## Task goal
Collect every line in the records below that contains the word "React".

## Provided data
***

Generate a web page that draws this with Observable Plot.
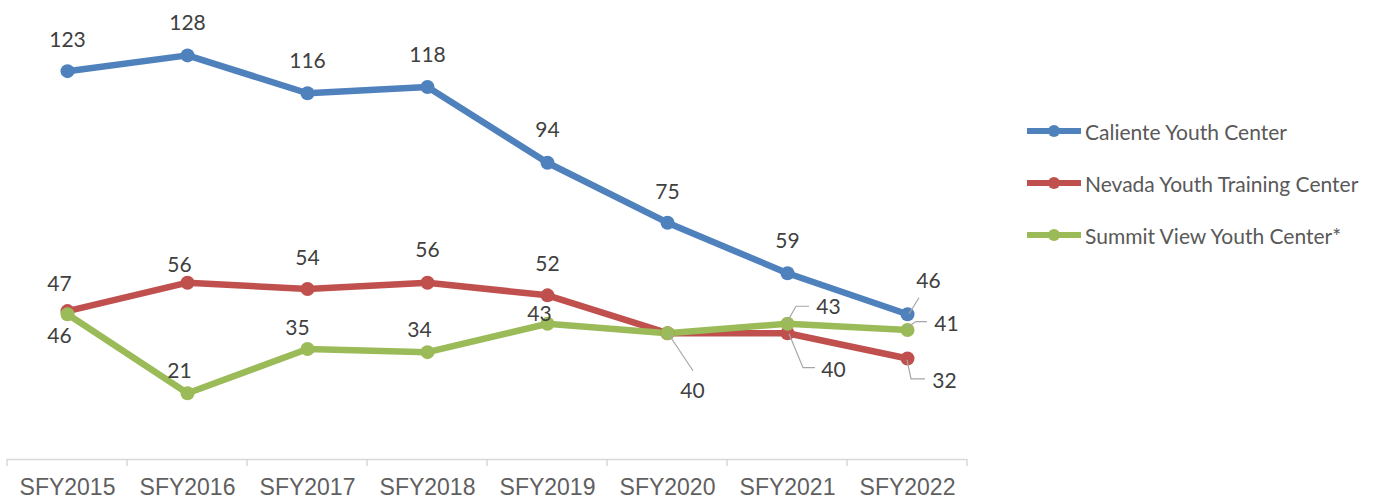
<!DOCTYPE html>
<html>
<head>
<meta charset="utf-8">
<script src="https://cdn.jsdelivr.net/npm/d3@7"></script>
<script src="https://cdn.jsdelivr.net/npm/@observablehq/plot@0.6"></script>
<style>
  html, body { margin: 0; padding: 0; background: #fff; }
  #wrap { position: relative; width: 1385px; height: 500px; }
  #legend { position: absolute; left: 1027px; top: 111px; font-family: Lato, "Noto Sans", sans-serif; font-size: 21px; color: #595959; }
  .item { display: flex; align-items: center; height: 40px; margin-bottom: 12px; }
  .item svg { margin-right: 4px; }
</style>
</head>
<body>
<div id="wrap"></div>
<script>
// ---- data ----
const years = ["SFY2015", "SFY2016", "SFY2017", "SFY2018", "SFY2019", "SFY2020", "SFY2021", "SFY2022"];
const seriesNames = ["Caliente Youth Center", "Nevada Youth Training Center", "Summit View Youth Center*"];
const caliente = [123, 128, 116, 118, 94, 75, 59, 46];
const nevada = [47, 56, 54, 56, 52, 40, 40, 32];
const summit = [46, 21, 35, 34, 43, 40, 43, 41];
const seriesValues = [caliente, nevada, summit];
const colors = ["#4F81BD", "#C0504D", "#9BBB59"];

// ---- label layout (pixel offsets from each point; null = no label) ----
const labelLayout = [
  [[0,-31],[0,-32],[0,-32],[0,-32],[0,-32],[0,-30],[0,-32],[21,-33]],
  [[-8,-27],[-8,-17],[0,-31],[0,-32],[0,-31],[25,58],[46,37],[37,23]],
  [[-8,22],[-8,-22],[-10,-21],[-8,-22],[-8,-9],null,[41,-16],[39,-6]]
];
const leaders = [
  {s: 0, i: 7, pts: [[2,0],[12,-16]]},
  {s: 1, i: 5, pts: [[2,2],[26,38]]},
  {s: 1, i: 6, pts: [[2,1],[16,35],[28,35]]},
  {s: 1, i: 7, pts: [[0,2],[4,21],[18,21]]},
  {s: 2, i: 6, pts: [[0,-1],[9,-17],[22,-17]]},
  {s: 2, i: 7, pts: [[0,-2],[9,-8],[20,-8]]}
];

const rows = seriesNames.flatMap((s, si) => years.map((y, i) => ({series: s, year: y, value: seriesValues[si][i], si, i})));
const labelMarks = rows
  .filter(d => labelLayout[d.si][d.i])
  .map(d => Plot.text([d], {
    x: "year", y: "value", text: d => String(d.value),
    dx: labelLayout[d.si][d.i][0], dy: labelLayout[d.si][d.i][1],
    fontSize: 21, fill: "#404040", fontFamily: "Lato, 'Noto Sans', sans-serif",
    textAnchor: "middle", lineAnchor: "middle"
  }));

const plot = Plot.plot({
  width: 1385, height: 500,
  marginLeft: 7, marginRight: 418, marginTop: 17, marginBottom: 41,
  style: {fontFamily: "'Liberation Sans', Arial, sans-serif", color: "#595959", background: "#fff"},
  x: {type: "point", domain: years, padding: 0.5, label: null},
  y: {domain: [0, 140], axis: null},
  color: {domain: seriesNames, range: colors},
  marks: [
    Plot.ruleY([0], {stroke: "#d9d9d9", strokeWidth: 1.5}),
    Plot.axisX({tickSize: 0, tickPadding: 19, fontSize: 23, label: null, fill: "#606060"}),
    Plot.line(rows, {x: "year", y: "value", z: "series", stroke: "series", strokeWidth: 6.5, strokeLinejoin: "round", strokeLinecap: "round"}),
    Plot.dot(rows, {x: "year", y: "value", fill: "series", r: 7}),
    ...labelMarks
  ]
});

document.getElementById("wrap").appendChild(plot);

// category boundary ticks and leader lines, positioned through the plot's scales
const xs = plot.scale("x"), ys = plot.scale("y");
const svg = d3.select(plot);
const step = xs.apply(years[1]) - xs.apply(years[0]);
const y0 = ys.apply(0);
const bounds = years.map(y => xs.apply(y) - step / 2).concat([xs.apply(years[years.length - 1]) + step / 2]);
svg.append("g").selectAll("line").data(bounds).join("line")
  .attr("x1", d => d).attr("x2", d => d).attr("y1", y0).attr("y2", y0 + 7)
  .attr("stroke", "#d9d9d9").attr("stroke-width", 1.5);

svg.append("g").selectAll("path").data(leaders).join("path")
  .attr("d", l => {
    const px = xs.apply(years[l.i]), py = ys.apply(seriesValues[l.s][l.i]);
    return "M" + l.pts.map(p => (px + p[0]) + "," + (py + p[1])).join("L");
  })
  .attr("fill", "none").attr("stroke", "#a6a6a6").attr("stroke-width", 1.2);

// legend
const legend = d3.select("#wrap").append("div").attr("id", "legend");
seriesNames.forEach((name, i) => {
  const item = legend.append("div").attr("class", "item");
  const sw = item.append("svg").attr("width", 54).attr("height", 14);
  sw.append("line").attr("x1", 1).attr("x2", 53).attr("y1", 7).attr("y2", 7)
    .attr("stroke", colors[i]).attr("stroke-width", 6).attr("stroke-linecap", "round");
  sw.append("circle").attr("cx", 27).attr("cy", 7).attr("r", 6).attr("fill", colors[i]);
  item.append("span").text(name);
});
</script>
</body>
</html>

***

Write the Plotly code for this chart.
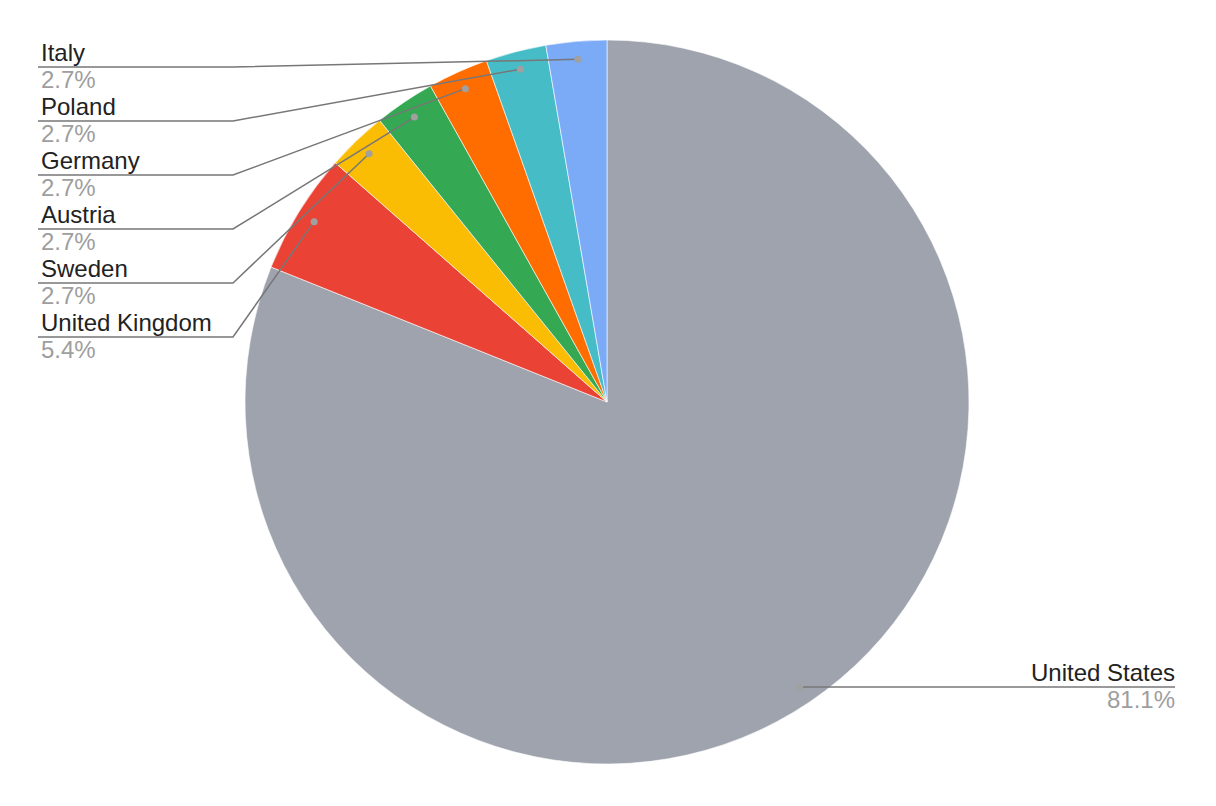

***

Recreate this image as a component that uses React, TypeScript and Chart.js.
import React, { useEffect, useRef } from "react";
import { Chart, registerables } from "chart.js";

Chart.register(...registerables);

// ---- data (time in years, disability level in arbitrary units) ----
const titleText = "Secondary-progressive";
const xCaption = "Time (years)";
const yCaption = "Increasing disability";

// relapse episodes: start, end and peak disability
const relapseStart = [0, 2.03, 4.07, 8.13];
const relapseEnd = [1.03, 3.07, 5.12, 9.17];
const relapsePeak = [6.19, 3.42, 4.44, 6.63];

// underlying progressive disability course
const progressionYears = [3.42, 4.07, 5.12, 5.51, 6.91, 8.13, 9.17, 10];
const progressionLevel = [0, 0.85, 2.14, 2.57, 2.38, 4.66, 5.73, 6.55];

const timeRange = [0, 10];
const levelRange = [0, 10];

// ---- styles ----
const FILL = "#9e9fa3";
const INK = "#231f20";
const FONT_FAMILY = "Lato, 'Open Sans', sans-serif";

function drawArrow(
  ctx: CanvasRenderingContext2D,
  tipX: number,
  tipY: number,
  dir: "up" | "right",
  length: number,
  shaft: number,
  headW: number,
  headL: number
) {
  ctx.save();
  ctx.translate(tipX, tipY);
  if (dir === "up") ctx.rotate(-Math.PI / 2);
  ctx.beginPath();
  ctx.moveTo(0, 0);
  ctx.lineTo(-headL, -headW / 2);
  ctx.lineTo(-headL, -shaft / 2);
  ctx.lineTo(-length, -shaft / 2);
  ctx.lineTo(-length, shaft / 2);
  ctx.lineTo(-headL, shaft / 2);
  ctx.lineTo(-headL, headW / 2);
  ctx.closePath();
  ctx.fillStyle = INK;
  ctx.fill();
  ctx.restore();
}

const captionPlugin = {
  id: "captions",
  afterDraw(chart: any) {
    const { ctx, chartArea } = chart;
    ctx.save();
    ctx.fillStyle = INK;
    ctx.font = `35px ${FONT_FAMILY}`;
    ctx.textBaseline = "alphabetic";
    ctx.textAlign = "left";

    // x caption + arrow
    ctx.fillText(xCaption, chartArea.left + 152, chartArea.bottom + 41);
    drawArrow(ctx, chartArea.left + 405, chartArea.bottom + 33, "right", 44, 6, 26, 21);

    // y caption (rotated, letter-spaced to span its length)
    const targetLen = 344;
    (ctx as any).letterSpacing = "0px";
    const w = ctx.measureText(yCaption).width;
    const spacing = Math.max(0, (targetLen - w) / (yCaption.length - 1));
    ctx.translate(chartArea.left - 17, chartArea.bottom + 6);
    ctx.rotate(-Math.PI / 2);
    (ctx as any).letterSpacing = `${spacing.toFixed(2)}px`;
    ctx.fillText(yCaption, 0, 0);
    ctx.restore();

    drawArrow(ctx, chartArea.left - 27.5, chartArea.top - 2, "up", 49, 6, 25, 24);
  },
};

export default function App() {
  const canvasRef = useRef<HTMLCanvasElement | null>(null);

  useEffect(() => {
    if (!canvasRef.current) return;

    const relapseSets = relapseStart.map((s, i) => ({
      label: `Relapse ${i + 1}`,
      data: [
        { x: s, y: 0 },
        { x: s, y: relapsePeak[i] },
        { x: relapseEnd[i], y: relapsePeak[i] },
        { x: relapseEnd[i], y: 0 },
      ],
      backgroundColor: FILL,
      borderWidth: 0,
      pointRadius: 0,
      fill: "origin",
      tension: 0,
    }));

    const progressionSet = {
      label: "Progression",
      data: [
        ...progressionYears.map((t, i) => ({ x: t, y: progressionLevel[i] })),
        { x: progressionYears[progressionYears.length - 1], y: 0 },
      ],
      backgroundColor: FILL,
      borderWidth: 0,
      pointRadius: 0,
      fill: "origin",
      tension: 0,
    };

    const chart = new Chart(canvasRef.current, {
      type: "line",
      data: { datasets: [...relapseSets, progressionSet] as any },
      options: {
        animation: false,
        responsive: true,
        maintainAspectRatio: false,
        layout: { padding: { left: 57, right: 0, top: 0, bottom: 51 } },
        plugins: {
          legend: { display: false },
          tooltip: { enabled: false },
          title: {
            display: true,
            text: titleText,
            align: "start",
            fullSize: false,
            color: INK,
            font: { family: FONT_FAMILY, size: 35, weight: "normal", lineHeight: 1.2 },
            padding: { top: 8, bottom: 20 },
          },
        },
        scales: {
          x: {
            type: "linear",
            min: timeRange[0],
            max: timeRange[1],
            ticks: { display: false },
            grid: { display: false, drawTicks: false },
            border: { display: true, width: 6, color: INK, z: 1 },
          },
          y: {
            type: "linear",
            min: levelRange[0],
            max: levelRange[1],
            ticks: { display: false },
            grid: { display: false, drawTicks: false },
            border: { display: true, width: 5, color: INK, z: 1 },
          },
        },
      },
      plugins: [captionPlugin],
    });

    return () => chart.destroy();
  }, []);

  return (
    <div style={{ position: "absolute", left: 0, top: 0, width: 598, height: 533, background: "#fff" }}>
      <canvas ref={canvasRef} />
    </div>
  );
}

***

## Written solution
Recreate this image as a component that uses React, TypeScript and Chart.js.
import React, { useEffect, useRef } from "react";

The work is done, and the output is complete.